Oportuna, neste ponto, é a releitura deste último: a Secretaria de Previdência Complementar não deverá exigir a observância da proporcionalidade contributiva existente entre patrocinadora e segurados, no período anterior a 16 de dezembro de 2000 (art. 3º, 1ª parte), das entidades fechadas de previdência privada patrocinadas por entidades públicas (art 3º, 2ª parte), quando do ajuste atuarial por intermédio de estímulo a migração de participantes de planos de benefício definido para contribuição definida (art. 3º, 3ª parte).

 

Como se vê, previu-se a relativização tão-somente da proporcionalidade contributiva na hipótese específica de estímulo à migração de planos BD para CD. Mesmo porque, em relação à paridade contributiva, o extinto CGPC, como adiantado, jamais poderia fazê-lo, sob pena de incorrer em flagrante ofensa à Constituição Federal, extrapolando seu poder regulamentar.

 

E é justamente esta flagrante inconstitucionalidade, entre outros vícios, que ressai da aplicação do entendimento voltado a excepcionar a regra da paridade contributiva em período posterior ao termo estabelecido na EC nº 20/98.

 

A partir do momento em que se protrai no tempo esta relativização da proporcionalidade de que tratou a Resolução CGPC nº 1/2000, para além do limite temporal constitucionalmente fixado – a data de 16 de dezembro 2000 – passa-se a relativizar também a paridade contributiva, em vigor desde então.
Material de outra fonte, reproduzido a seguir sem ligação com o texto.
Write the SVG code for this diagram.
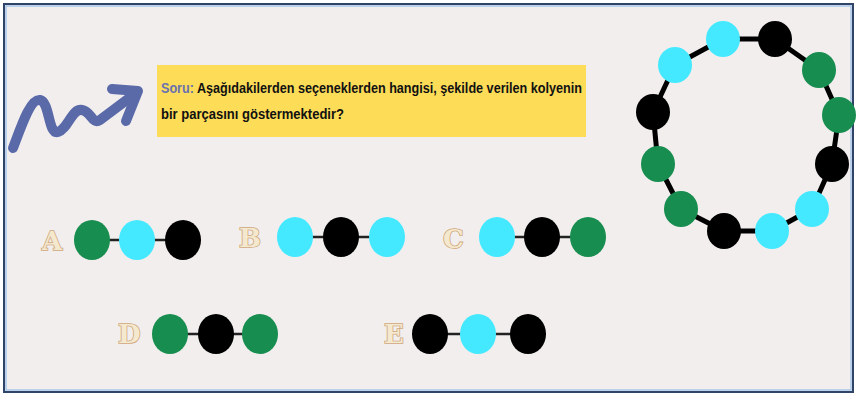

Isto porque, num cenário onde não há sequer proporcionalidade jamais haverá paridade.

 

Finalmente, impende assinalar que tal aplicação prospectiva, além de ferir o disposto nos arts. 202, § 3º, da Constituição da República e 5º da EC 20/98, subverteria também o próprio conteúdo da Resolução nº 01/2000.

 

O aludido ato normativo previa datas específicas. De mais a mais, ao mesmo tempo em que relativizava a proporcionalidade em certo período, determinava, sem ressalvas, o cumprimento da paridade contributiva “a partir de 16 de dezembro de 2000” (art. 1º). Esta equivocada interpretação que lhe fora dada por alguns, consistia, a rigor, em reescrevê-lo, não só em relação às datas estipuladas, mas à exigência de observância incondicional da paridade contributiva. Caracterizava, pois, usurpação de competência do próprio órgão regulador responsável pela edição da resolução.